Tuesday, November 14, 2006

sup

what can i say, i've been on a writing spree lately. i finally got my paper done today after a rather long thinking spree. at 2:45 i started my paper. at 5 am i gave up after one page and decided i would take my mixing bowl of thoughts to bed and see if a nice doughy idea had risen by morning. morning was 9 am. after a good four hours of sleep i came back with a vengeance and finished my paper by 11:30 to take an hour nap.

now i feel like another nap, which i'm pretty sure i'll take.

i'm about to embark on an adventure tonight that is sure to be interesting. it's an odd mix of feelings. fear of the cold, excitement for the prospects of profit. curiosity of how the two days will pan out. basically we're camping out in front of best buy to buy ps3's and then sell them on the internet.

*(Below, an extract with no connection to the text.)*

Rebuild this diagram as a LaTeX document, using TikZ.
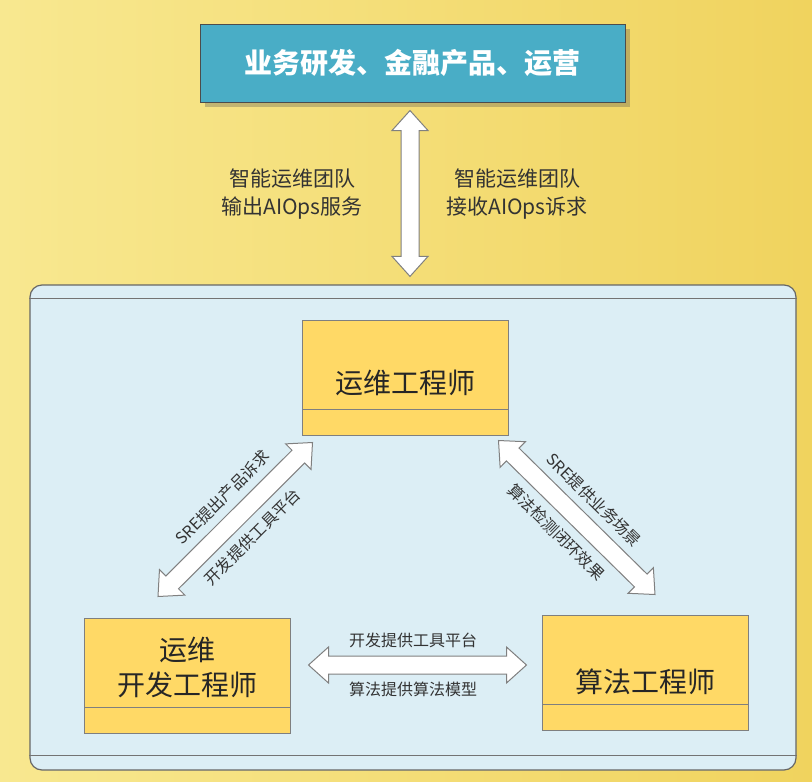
\documentclass[tikz,border=0pt]{standalone}
\usepackage{fontspec}
\setmainfont{Noto Sans CJK SC}
\usetikzlibrary{calc,shadows}

\definecolor{bgleft}{HTML}{F8E890}
\definecolor{bgright}{HTML}{F0D35E}
\definecolor{bizblue}{HTML}{49ADC6}
\definecolor{teamblue}{HTML}{DCEEF5}
\definecolor{roleyellow}{HTML}{FFD966}
\definecolor{edgegray}{HTML}{7F7F7F}

\tikzset{
	role/.style={draw=edgegray, fill=roleyellow, line width=1pt, minimum width=206pt, minimum height=115pt, inner sep=0pt,
		path picture={\draw[edgegray, line width=1pt] ($(path picture bounding box.south west)+(0,-26)$) -- ($(path picture bounding box.south east)+(0,-26)$);}},
	roletext/.style={font=\fontsize{28}{35}\selectfont, text=black!85, align=center, inner sep=0pt},
	blockarrow/.style={draw=gray, fill=white, line width=1pt, line join=miter},
	toplabel/.style={font=\fontsize{21}{28}\selectfont, text=black!80, align=center},
	armlabel/.style={font=\fontsize{16}{20}\selectfont, text=black!80, inner sep=0pt},
}

% block arrow with heads at both ends
\newcommand{\blockarr}[2]{%
	\draw[blockarrow] (#1)
		-- ($(#1)!20pt!(#2)!18pt!90:(#2)$)
		-- ($(#1)!20pt!(#2)!9pt!90:(#2)$)
		-- ($(#2)!20pt!(#1)!9pt!-90:(#1)$)
		-- ($(#2)!20pt!(#1)!18pt!-90:(#1)$)
		-- (#2)
		-- ($(#2)!20pt!(#1)!18pt!90:(#1)$)
		-- ($(#2)!20pt!(#1)!9pt!90:(#1)$)
		-- ($(#1)!20pt!(#2)!9pt!-90:(#2)$)
		-- ($(#1)!20pt!(#2)!18pt!-90:(#2)$)
		-- cycle;}

\begin{document}
\begin{tikzpicture}[x=1pt,y=-1pt]
	
	\useasboundingbox (0,0) rectangle (812,782);
	\shade[left color=bgleft, right color=bgright] (0,0) rectangle (812,782);
	
	% top
	\node[draw=black!70, fill=bizblue, line width=1pt, minimum width=425pt, minimum height=78pt,
		drop shadow={shadow xshift=5pt, shadow yshift=-5pt, opacity=.3, fill=black!70},
		font=\fontsize{28}{34}\selectfont\bfseries, text=white] (biz) at (412.5,63) {业务研发、金融产品、运营};
	
	% team panel
	\node[draw=black!60, fill=teamblue, line width=1.2pt, rounded corners=12pt, minimum width=766pt, minimum height=485pt] (team) at (413,527.5) {};
	\draw[black!55, line width=1.2pt] ($(team.north west)+(0,14)$) -- ($(team.north east)+(0,14)$);
	\draw[black!55, line width=1.2pt] ($(team.south west)+(0,-15)$) -- ($(team.south east)+(0,-15)$);
	
	\coordinate (up-a) at ($(biz.south)+(-2.5,8)$);
	\coordinate (up-b) at ($(up-a |- team.north)+(0,-8)$);
	\blockarr{up-a}{up-b}
	\node[toplabel] (out-l) at (292,194) {智能运维团队\\输出AIOps服务};
	\node[toplabel] (in-l) at (517,194) {智能运维团队\\接收AIOps诉求};
	
	% roles
	\node[role] (ops) at (405,377.5) {};
	\node[roletext] (ops-t) at ($(ops)+(0,5.5)$) {运维工程师};
	\node[role] (dev) at (187,675.5) {};
	\node[roletext] (dev-t) at ($(dev)+(0,-8)$) {运维\\开发工程师};
	\node[role] (algo) at (645,672.5) {};
	\node[roletext] (algo-t) at ($(algo)+(0,9.5)$) {算法工程师};
	
	% ops <-> dev
	\coordinate (l-a) at ($(dev.north)+(-29,-21)$);
	\coordinate (l-b) at ($(ops.south west)+(11,7)$);
	\blockarr{l-a}{l-b}
	\path (l-a) -- (l-b)
		node[armlabel, pos=.53, sloped, above=17pt] (l-up) {SRE提出产品诉求}
		node[armlabel, midway, sloped, below=17pt] (l-dn) {开发提供工具平台};
	
	% ops <-> algo
	\coordinate (r-a) at ($(ops.south east)+(-10,5)$);
	\coordinate (r-b) at ($(algo.north)+(10,-20)$);
	\blockarr{r-a}{r-b}
	\path (r-a) -- (r-b)
		node[armlabel, midway, sloped, above=17pt] (r-up) {SRE提供业务场景}
		node[armlabel, pos=.48, sloped, below=17pt] (r-dn) {算法检测闭环效果};
	
	% dev <-> algo
	\coordinate (h-a) at ($(dev.east)+(18,-10.5)$);
	\coordinate (h-b) at ($(h-a -| algo.west)+(-15,0)$);
	\blockarr{h-a}{h-b}
	\path (h-a) -- (h-b)
		node[armlabel, pos=.48, above=17pt] (h-up) {开发提供工具平台}
		node[armlabel, pos=.48, below=17pt] (h-dn) {算法提供算法模型};
	
\end{tikzpicture}
\end{document}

done laughing yet? some might find it pathetic and stupid, but i'm trying to look at it from all angles. it's gonna be kinda nice to be cut off from the normal routine for 2 days, be without class and chores and tv and whatnot. it'll give me a good chance to do some homework and maybe some casual reading too. i had contemplated even meditating for a full two days. but my meditation skills are weak and it would probly just equal sleeping.

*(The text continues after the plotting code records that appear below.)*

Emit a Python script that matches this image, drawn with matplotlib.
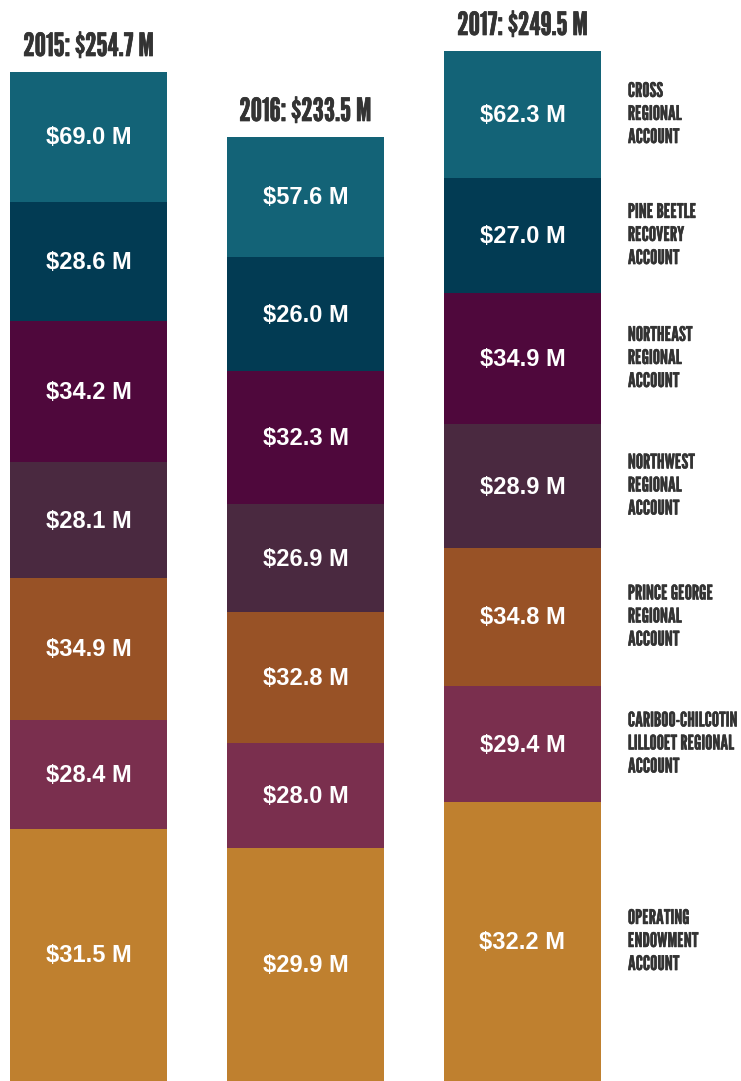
import numpy as np
import matplotlib.pyplot as plt
import matplotlib.patheffects as pe

years = ['2015', '2016', '2017']
totals = ['$254.7 M', '$233.5 M', '$249.5 M']

# stack order, bottom to top
accounts = ['OPERATING\nENDOWMENT\nACCOUNT',
            'CARIBOO-CHILCOTIN\nLILLOOET REGIONAL\nACCOUNT',
            'PRINCE GEORGE\nREGIONAL\nACCOUNT',
            'NORTHWEST\nREGIONAL\nACCOUNT',
            'NORTHEAST\nREGIONAL\nACCOUNT',
            'PINE BEETLE\nRECOVERY\nACCOUNT',
            'CROSS\nREGIONAL\nACCOUNT']
colors = ['#bf802f', '#7a2f4e', '#985226', '#4a2940', '#4f083c', '#023b53', '#136377']

# account balances ($M)
amounts_2015 = [31.5, 28.4, 34.9, 28.1, 34.2, 28.6, 69.0]
amounts_2016 = [29.9, 28.0, 32.8, 26.9, 32.3, 26.0, 57.6]
amounts_2017 = [32.2, 29.4, 34.8, 28.9, 34.9, 27.0, 62.3]

# the infographic does not draw blocks to scale: block heights as drawn
heights_2015 = [252, 109, 142, 116, 141, 119, 130]
heights_2016 = [233, 105, 131, 108, 133, 114, 120]
heights_2017 = [279, 116, 138, 124, 131, 115, 127]

amounts = [amounts_2015, amounts_2016, amounts_2017]
heights = [heights_2015, heights_2016, heights_2017]

title_font = ['League Gothic', 'DejaVu Sans']
label_font = ['Liberation Sans', 'DejaVu Sans']
dark = '#333333'

fig = plt.figure(figsize=(7.41, 10.81), dpi=100)
ax = fig.add_axes([0, 0, 1, 1])
ax.axis('off')

x = np.arange(len(years))
width = 0.7235

for i in range(len(years)):
    h = np.array(heights[i])
    bottoms = np.concatenate([[0], np.cumsum(h)[:-1]])
    ax.bar(x[i], h, bottom=bottoms, width=width, color=colors, linewidth=0)
    for j in range(len(h)):
        ax.text(x[i], bottoms[j] + h[j] / 2 - 1, '$%.1f M' % amounts[i][j],
                ha='center', va='center', color='white', fontsize=17,
                fontweight='bold', family=label_font)
    ax.text(x[i], h.sum() + 16, years[i] + ': ' + totals[i],
            ha='center', va='baseline', color=dark, fontsize=23,
            family=title_font,
            path_effects=[pe.withStroke(linewidth=0.5, foreground=dark)])

# labels at the right, next to the 2017 blocks
h = np.array(heights[-1])
bottoms = np.concatenate([[0], np.cumsum(h)[:-1]])
for j in range(len(accounts)):
    ax.text(x[-1] + width / 2 + 0.124, bottoms[j] + h[j] / 2, accounts[j],
            ha='left', va='center', color=dark, fontsize=14.5,
            family=title_font, linespacing=1.27,
            path_effects=[pe.withStroke(linewidth=0.35, foreground=dark)])

ax.set_xlim(-0.408, 3.007)
ax.set_ylim(0, 1081)

plt.savefig('out.png', dpi=100)
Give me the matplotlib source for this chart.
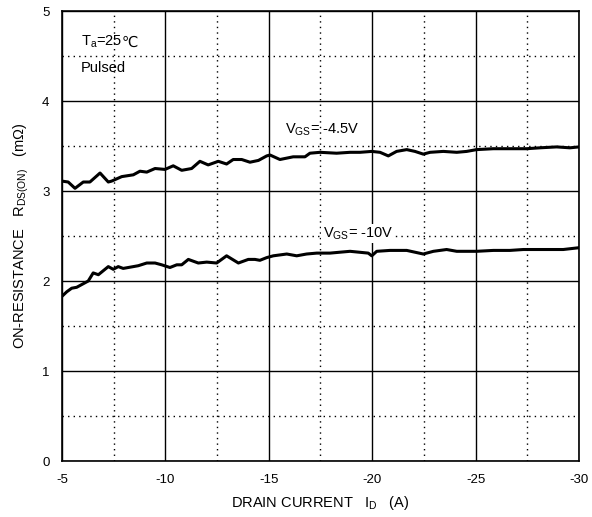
import matplotlib
matplotlib.use('Agg')
import matplotlib.pyplot as plt
from matplotlib.ticker import MultipleLocator

plt.rcParams['font.family'] = ['Liberation Sans', 'DejaVu Sans']
plt.rcParams['mathtext.fontset'] = 'custom'
plt.rcParams['mathtext.rm'] = 'Liberation Sans'
plt.rcParams['mathtext.default'] = 'regular'
plt.rcParams['axes.unicode_minus'] = False

# VGS = -4.5V curve (drain current A, on-resistance mOhm)
id_45 = [-5.0, -5.3, -5.63, -6.03, -6.35, -6.84, -7.24, -7.4, -7.89, -8.45, -8.77, -9.10,
         -9.50, -9.98, -10.38, -10.79, -11.27, -11.67, -12.07, -12.56, -12.96, -13.28,
         -13.69, -14.09, -14.5, -14.90, -15.06, -15.54, -16.18, -16.75, -16.99, -17.48,
         -18.28, -18.93, -19.41, -19.98, -20.38, -20.78, -21.18, -21.67, -22.07, -22.47,
         -22.80, -23.44, -24.09, -24.57, -25.05, -25.86, -26.66, -27.47, -28.11, -28.92,
         -29.56, -30.0]
r_45 = [3.11, 3.10, 3.03, 3.10, 3.10, 3.20, 3.10, 3.11, 3.16, 3.18, 3.22, 3.21,
        3.25, 3.24, 3.28, 3.23, 3.25, 3.33, 3.29, 3.33, 3.30, 3.35,
        3.35, 3.32, 3.34, 3.39, 3.40, 3.35, 3.38, 3.38, 3.42, 3.43,
        3.42, 3.43, 3.43, 3.44, 3.43, 3.39, 3.44, 3.46, 3.44, 3.41,
        3.43, 3.44, 3.43, 3.44, 3.46, 3.47, 3.47, 3.47, 3.48, 3.49,
        3.48, 3.49]

# VGS = -10V curve
id_10 = [-5.0, -5.23, -5.47, -5.71, -6.03, -6.27, -6.51, -6.76, -7.24, -7.48, -7.72, -7.96,
         -8.45, -8.69, -9.10, -9.50, -9.82, -10.22, -10.55, -10.79, -11.11, -11.59,
         -12.00, -12.48, -12.96, -13.53, -14.01, -14.33, -14.57, -14.90, -15.22, -15.87,
         -16.35, -16.83, -17.32, -17.96, -18.44, -18.93, -19.81, -19.98, -20.22, -20.86,
         -21.67, -22.47, -22.96, -23.60, -24.09, -25.05, -25.86, -26.66, -27.31, -27.95,
         -28.60, -29.24, -30.0]
r_10 = [1.83, 1.88, 1.92, 1.93, 1.97, 2.00, 2.09, 2.07, 2.16, 2.13, 2.16, 2.14,
        2.16, 2.17, 2.20, 2.20, 2.18, 2.15, 2.18, 2.18, 2.24, 2.20,
        2.21, 2.20, 2.28, 2.20, 2.24, 2.24, 2.23, 2.26, 2.28, 2.30,
        2.28, 2.30, 2.31, 2.31, 2.32, 2.33, 2.31, 2.28, 2.33, 2.34,
        2.34, 2.30, 2.33, 2.35, 2.33, 2.33, 2.34, 2.34, 2.35, 2.35,
        2.35, 2.35, 2.37]

fig = plt.figure(figsize=(5.92, 5.17), dpi=100)
ax = fig.add_axes([0.1047, 0.1083, 0.8733, 0.8704])

ax.plot(id_45, r_45, color='black', linewidth=2.2, zorder=4)
ax.plot(id_10, r_10, color='black', linewidth=2.2, zorder=4)

ax.set_xlim(-5, -30)
ax.set_ylim(0, 5)
ax.xaxis.set_major_locator(MultipleLocator(5))
ax.xaxis.set_minor_locator(MultipleLocator(2.5))
ax.yaxis.set_major_locator(MultipleLocator(1))
ax.yaxis.set_minor_locator(MultipleLocator(0.5))
ax.grid(which='major', color='black', linewidth=1.0, linestyle='-')
ax.grid(which='minor', color='black', linewidth=1.0, linestyle=(0, (1, 3)))
ax.tick_params(which='both', length=0, labelsize=9.5, pad=9)
for s in ax.spines.values():
    s.set_linewidth(1.2)

ax.set_xlabel('DRAIN CURRENT   I$_D$   (A)', fontsize=10.5, labelpad=6)
ax.set_ylabel('ON-RESISTANCE   R$_{DS(ON)}$   (m\u03a9)', fontsize=10.5, labelpad=8)

ta = ax.text(-5.9, 4.62, 'T$_a$=25', fontsize=10.5, va='baseline', ha='left')
ax.annotate('\u2103', xy=(1, 0), xycoords=ta, va='bottom', ha='left',
            fontsize=10.5, family='DejaVu Sans')
ax.text(-5.9, 4.37, 'Pulsed', fontsize=10.5, va='center', ha='left')
ax.text(-15.8, 3.68, 'V$_{GS}$= -4.5V', fontsize=10.5, va='center', ha='left')
ax.text(-17.6, 2.53, 'V$_{GS}$= -10V', fontsize=10.5, va='center', ha='left',
        bbox=dict(facecolor='white', edgecolor='none', pad=1), zorder=5)

plt.savefig('out.png', dpi=100)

oh well, according to my brother who just called, there are people already outside waiting. i wonder if they'll have all the good stuff we're gonna bring. peace out.

cruel intentions

it's 2 am and i have yet to start a paper that's due tomorrow(today). don't worry, i napped from like 10 to 11:30, so staying up shouldn't be a problem. straightening out my thoughts is gonna be tough though. actually just forming some thoughts is going to be kind of tough.

i'm working on my last philosophy paper of the semester, and it's based on this. which is more correct, the view that actions are morally relevant in a way that thoughts are not, or the view that we are equally morally responsible for thoughts and actions?

now, i'm not having trouble with the question. i feel that thoughts are as morally relevant as actions. and i have a few good ideas as to how i will portray that. the problem is, these philosophy paper aren't just graded on grammar. for all of these papers, we have to relevantly tie our readings to our arguments and make a good cohesive paper. each one has posed a different problem. some, i've had a difficult time understanding the materials properly to defend my point. on another, i just wasn't very affected by the issue to write a passionate paper. on this last one, i'm just not sure what to pull from the reading.

these papers have to be of a persuasive paper, and they have to have a solid argument. there's one big flaw from the class, though, that's hurt me, and i'm sure numerous other people. we do a lot of critiqueing on these papers. we even have big class discussions and look at papers together. the problem is we've looked at 100 wrong papers, but never really looked at a good paper. so basically i'm still not really sure how to write a good paper.

at this point in the class, i'm not really sure where i stand for a grade either. the papers are graded on a 10 point scale and i've gotten two 8's and a 7. all other writing is graded on a check minus, check, check plus scale. so i don't know how that all adds up. my guess, i'm sittin in B territory. i could just be surprised by an A though, or maybe even get blindsided by a C.

the class is interesting and all, i enjoy the topics we discuss and i feel like i'm getting valuable things from it. i'm just not sure that this whole grade thing is really gonna work out properly. with the ideas we throw around for these papers, it's going to be very hard for people to get good grades. it seems like there should be a lot of wiggle room with this stuff, cause who's to say how right or wrong our arguments are in such a broad subject as ethics?

who knows. i should quit wasting my time typing on here and start typing something worthwhile in word.

Sunday, November 12, 2006

gym rat

so i understand people are fond of technology and whatnot, but i don't understand why people use it so much. case in point: cellphones and mp3 players.

i understand wearing mp3 players at the gym and whatnot for workin out. but why do people need to wear them 24/7? "hmm, i'm on my 5 minute walk to class, sounds like a great time to listen to my favorite song." no, put it away. i know music is great and all, and i enjoy it too, but you don't need it that much. not to mention, how much power are people probly wasting by listening to their mp3 players all the damn time?

here's something i really find hilarious though. people. . . at the gym. . . .talking on cellphones. why the fuck do you need to carry around your cellphone while you're lifting weights? what can't wait the 20 minutes you need to finish your workout? are you really that desperate for attention that you need to carry your phone around in hopes of someone getting a hold of you in between sets?

i don't know what people's deals are, but your life doesn't need a soundtrack and you don't need to bring your contacts to the gym.

meanwhile, it'd be pretty sweet if this whole plan to buy a ps3 and sell it on the net works. i could use some major coin.